CHALLENGE: Provide an exact copy of the data, excluding the images.

begin

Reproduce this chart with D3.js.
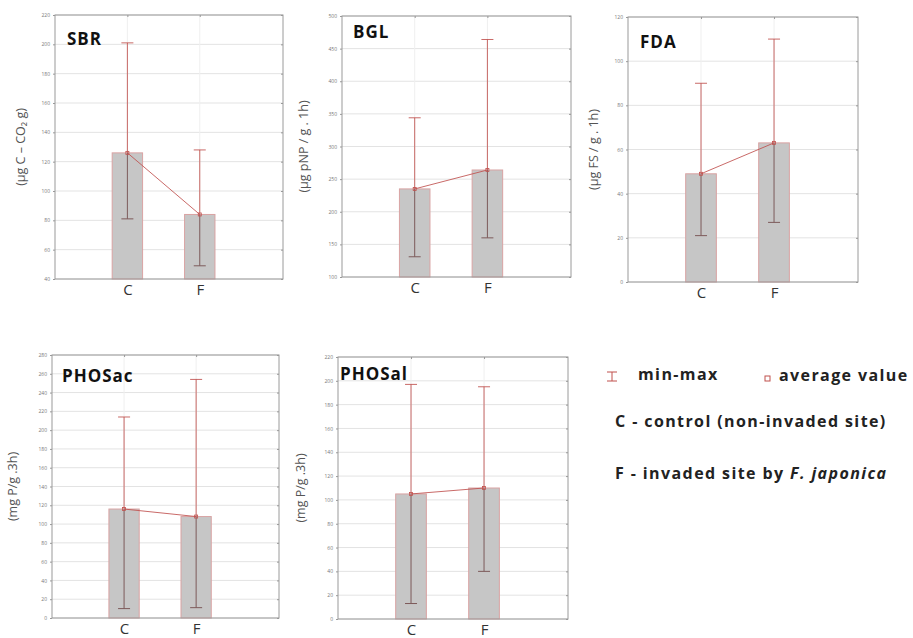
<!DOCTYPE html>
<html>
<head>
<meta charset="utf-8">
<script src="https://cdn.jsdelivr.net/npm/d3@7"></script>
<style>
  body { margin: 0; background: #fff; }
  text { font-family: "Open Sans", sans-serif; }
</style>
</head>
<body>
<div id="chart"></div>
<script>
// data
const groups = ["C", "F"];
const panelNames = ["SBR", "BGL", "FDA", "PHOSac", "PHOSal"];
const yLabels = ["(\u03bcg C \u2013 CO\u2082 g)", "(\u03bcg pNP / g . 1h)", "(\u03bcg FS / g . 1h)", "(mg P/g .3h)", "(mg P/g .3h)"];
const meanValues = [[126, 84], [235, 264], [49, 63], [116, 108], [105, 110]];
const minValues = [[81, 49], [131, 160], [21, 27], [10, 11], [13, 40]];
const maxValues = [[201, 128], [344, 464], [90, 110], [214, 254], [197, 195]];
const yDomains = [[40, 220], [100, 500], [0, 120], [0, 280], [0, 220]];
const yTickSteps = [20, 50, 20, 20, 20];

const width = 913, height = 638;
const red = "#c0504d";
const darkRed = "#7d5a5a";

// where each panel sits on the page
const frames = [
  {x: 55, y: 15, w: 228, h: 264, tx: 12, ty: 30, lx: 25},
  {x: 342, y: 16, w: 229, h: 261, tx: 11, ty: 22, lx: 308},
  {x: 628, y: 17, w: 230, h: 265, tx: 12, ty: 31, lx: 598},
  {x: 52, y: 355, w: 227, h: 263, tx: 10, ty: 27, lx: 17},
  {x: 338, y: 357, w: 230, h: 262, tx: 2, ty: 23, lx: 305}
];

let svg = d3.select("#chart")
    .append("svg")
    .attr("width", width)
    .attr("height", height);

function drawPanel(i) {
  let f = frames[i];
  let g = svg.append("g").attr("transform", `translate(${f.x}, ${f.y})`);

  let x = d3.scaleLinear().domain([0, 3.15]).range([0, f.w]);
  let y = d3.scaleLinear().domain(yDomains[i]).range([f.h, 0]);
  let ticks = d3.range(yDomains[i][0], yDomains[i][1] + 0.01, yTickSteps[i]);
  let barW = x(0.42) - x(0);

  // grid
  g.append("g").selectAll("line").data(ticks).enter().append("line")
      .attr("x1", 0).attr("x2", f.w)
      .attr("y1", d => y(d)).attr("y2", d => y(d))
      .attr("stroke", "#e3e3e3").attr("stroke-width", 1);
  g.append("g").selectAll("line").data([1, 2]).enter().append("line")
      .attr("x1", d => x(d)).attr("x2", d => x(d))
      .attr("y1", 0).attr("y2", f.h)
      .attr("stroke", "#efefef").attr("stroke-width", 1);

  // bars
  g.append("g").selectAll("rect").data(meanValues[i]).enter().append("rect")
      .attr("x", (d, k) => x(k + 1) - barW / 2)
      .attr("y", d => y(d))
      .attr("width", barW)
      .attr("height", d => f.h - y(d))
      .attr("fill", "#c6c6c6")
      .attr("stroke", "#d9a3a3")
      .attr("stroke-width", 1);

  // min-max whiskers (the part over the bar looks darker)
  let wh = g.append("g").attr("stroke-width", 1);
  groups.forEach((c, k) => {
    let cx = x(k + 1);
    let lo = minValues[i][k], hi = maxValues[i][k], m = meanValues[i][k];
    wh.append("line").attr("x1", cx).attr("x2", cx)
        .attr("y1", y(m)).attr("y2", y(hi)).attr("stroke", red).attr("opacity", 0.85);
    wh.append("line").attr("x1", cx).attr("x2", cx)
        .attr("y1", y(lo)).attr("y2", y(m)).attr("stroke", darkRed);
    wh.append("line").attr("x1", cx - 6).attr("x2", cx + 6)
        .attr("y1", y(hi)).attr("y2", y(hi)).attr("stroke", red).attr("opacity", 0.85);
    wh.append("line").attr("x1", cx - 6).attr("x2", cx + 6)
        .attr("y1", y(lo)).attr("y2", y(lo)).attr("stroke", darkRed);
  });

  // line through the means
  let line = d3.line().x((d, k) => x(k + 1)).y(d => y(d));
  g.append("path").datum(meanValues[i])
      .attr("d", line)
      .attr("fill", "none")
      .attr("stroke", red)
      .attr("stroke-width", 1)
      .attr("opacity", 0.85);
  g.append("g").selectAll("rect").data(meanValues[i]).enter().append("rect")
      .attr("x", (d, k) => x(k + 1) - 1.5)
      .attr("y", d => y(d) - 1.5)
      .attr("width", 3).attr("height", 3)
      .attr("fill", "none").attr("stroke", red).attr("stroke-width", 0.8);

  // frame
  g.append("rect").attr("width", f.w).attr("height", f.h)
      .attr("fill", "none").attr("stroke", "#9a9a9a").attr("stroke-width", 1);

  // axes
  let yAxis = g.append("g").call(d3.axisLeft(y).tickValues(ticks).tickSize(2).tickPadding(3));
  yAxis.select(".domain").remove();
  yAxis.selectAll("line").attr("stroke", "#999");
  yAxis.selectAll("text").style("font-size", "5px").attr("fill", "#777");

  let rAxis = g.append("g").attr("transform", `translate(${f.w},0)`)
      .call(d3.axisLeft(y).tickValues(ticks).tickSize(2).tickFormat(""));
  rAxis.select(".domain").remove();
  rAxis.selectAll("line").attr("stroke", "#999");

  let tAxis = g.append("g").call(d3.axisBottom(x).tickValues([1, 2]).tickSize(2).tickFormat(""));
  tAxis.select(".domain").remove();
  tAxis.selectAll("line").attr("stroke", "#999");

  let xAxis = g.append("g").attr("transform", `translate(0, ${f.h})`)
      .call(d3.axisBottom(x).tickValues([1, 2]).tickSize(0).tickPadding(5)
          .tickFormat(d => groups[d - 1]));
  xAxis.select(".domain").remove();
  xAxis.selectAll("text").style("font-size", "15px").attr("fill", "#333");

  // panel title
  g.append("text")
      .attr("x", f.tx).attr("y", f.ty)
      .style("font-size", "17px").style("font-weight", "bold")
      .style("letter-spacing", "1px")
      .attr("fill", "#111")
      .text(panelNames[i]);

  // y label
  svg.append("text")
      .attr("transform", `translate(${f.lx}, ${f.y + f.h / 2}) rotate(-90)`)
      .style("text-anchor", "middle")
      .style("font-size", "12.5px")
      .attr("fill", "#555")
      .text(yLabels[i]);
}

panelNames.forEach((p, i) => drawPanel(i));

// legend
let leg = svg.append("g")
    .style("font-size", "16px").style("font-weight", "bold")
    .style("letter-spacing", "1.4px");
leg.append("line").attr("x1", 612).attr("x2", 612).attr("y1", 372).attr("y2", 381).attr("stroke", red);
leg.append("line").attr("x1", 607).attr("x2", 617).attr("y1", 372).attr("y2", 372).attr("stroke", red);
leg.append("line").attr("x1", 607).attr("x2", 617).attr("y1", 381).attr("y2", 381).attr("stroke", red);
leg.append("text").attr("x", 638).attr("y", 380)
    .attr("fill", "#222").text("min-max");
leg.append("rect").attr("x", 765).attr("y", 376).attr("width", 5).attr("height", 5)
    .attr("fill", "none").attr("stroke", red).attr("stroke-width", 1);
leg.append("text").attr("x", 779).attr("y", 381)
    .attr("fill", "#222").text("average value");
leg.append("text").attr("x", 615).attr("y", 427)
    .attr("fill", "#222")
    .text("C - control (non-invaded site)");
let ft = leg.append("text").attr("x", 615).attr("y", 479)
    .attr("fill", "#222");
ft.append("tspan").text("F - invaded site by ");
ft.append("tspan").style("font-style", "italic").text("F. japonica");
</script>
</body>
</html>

end

RESULT OF THIS EXERCISE:
Reproduce this chart with D3.js.
<!DOCTYPE html>
<html>
<head>
<meta charset="utf-8">
<script src="https://cdn.jsdelivr.net/npm/d3@7"></script>
<style>
  body { margin: 0; background: #fff; }
  text { font-family: "Open Sans", sans-serif; }
</style>
</head>
<body>
<div id="chart"></div>
<script>
// data
const groups = ["C", "F"];
const panelNames = ["SBR", "BGL", "FDA", "PHOSac", "PHOSal"];
const yLabels = ["(\u03bcg C \u2013 CO\u2082 g)", "(\u03bcg pNP / g . 1h)", "(\u03bcg FS / g . 1h)", "(mg P/g .3h)", "(mg P/g .3h)"];
const meanValues = [[126, 84], [235, 264], [49, 63], [116, 108], [105, 110]];
const minValues = [[81, 49], [131, 160], [21, 27], [10, 11], [13, 40]];
const maxValues = [[201, 128], [344, 464], [90, 110], [214, 254], [197, 195]];
const yDomains = [[40, 220], [100, 500], [0, 120], [0, 280], [0, 220]];
const yTickSteps = [20, 50, 20, 20, 20];

const width = 913, height = 638;
const red = "#c0504d";
const darkRed = "#7d5a5a";

// where each panel sits on the page
const frames = [
  {x: 55, y: 15, w: 228, h: 264, tx: 12, ty: 30, lx: 25},
  {x: 342, y: 16, w: 229, h: 261, tx: 11, ty: 22, lx: 308},
  {x: 628, y: 17, w: 230, h: 265, tx: 12, ty: 31, lx: 598},
  {x: 52, y: 355, w: 227, h: 263, tx: 10, ty: 27, lx: 17},
  {x: 338, y: 357, w: 230, h: 262, tx: 2, ty: 23, lx: 305}
];

let svg = d3.select("#chart")
    .append("svg")
    .attr("width", width)
    .attr("height", height);

function drawPanel(i) {
  let f = frames[i];
  let g = svg.append("g").attr("transform", `translate(${f.x}, ${f.y})`);

  let x = d3.scaleLinear().domain([0, 3.15]).range([0, f.w]);
  let y = d3.scaleLinear().domain(yDomains[i]).range([f.h, 0]);
  let ticks = d3.range(yDomains[i][0], yDomains[i][1] + 0.01, yTickSteps[i]);
  let barW = x(0.42) - x(0);

  // grid
  g.append("g").selectAll("line").data(ticks).enter().append("line")
      .attr("x1", 0).attr("x2", f.w)
      .attr("y1", d => y(d)).attr("y2", d => y(d))
      .attr("stroke", "#e3e3e3").attr("stroke-width", 1);
  g.append("g").selectAll("line").data([1, 2]).enter().append("line")
      .attr("x1", d => x(d)).attr("x2", d => x(d))
      .attr("y1", 0).attr("y2", f.h)
      .attr("stroke", "#efefef").attr("stroke-width", 1);

  // bars
  g.append("g").selectAll("rect").data(meanValues[i]).enter().append("rect")
      .attr("x", (d, k) => x(k + 1) - barW / 2)
      .attr("y", d => y(d))
      .attr("width", barW)
      .attr("height", d => f.h - y(d))
      .attr("fill", "#c6c6c6")
      .attr("stroke", "#d9a3a3")
      .attr("stroke-width", 1);

  // min-max whiskers (the part over the bar looks darker)
  let wh = g.append("g").attr("stroke-width", 1);
  groups.forEach((c, k) => {
    let cx = x(k + 1);
    let lo = minValues[i][k], hi = maxValues[i][k], m = meanValues[i][k];
    wh.append("line").attr("x1", cx).attr("x2", cx)
        .attr("y1", y(m)).attr("y2", y(hi)).attr("stroke", red).attr("opacity", 0.85);
    wh.append("line").attr("x1", cx).attr("x2", cx)
        .attr("y1", y(lo)).attr("y2", y(m)).attr("stroke", darkRed);
    wh.append("line").attr("x1", cx - 6).attr("x2", cx + 6)
        .attr("y1", y(hi)).attr("y2", y(hi)).attr("stroke", red).attr("opacity", 0.85);
    wh.append("line").attr("x1", cx - 6).attr("x2", cx + 6)
        .attr("y1", y(lo)).attr("y2", y(lo)).attr("stroke", darkRed);
  });

  // line through the means
  let line = d3.line().x((d, k) => x(k + 1)).y(d => y(d));
  g.append("path").datum(meanValues[i])
      .attr("d", line)
      .attr("fill", "none")
      .attr("stroke", red)
      .attr("stroke-width", 1)
      .attr("opacity", 0.85);
  g.append("g").selectAll("rect").data(meanValues[i]).enter().append("rect")
      .attr("x", (d, k) => x(k + 1) - 1.5)
      .attr("y", d => y(d) - 1.5)
      .attr("width", 3).attr("height", 3)
      .attr("fill", "none").attr("stroke", red).attr("stroke-width", 0.8);

  // frame
  g.append("rect").attr("width", f.w).attr("height", f.h)
      .attr("fill", "none").attr("stroke", "#9a9a9a").attr("stroke-width", 1);

  // axes
  let yAxis = g.append("g").call(d3.axisLeft(y).tickValues(ticks).tickSize(2).tickPadding(3));
  yAxis.select(".domain").remove();
  yAxis.selectAll("line").attr("stroke", "#999");
  yAxis.selectAll("text").style("font-size", "5px").attr("fill", "#777");

  let rAxis = g.append("g").attr("transform", `translate(${f.w},0)`)
      .call(d3.axisLeft(y).tickValues(ticks).tickSize(2).tickFormat(""));
  rAxis.select(".domain").remove();
  rAxis.selectAll("line").attr("stroke", "#999");

  let tAxis = g.append("g").call(d3.axisBottom(x).tickValues([1, 2]).tickSize(2).tickFormat(""));
  tAxis.select(".domain").remove();
  tAxis.selectAll("line").attr("stroke", "#999");

  let xAxis = g.append("g").attr("transform", `translate(0, ${f.h})`)
      .call(d3.axisBottom(x).tickValues([1, 2]).tickSize(0).tickPadding(5)
          .tickFormat(d => groups[d - 1]));
  xAxis.select(".domain").remove();
  xAxis.selectAll("text").style("font-size", "15px").attr("fill", "#333");

  // panel title
  g.append("text")
      .attr("x", f.tx).attr("y", f.ty)
      .style("font-size", "17px").style("font-weight", "bold")
      .style("letter-spacing", "1px")
      .attr("fill", "#111")
      .text(panelNames[i]);

  // y label
  svg.append("text")
      .attr("transform", `translate(${f.lx}, ${f.y + f.h / 2}) rotate(-90)`)
      .style("text-anchor", "middle")
      .style("font-size", "12.5px")
      .attr("fill", "#555")
      .text(yLabels[i]);
}

panelNames.forEach((p, i) => drawPanel(i));

// legend
let leg = svg.append("g")
    .style("font-size", "16px").style("font-weight", "bold")
    .style("letter-spacing", "1.4px");
leg.append("line").attr("x1", 612).attr("x2", 612).attr("y1", 372).attr("y2", 381).attr("stroke", red);
leg.append("line").attr("x1", 607).attr("x2", 617).attr("y1", 372).attr("y2", 372).attr("stroke", red);
leg.append("line").attr("x1", 607).attr("x2", 617).attr("y1", 381).attr("y2", 381).attr("stroke", red);
leg.append("text").attr("x", 638).attr("y", 380)
    .attr("fill", "#222").text("min-max");
leg.append("rect").attr("x", 765).attr("y", 376).attr("width", 5).attr("height", 5)
    .attr("fill", "none").attr("stroke", red).attr("stroke-width", 1);
leg.append("text").attr("x", 779).attr("y", 381)
    .attr("fill", "#222").text("average value");
leg.append("text").attr("x", 615).attr("y", 427)
    .attr("fill", "#222")
    .text("C - control (non-invaded site)");
let ft = leg.append("text").attr("x", 615).attr("y", 479)
    .attr("fill", "#222");
ft.append("tspan").text("F - invaded site by ");
ft.append("tspan").style("font-style", "italic").text("F. japonica");
</script>
</body>
</html>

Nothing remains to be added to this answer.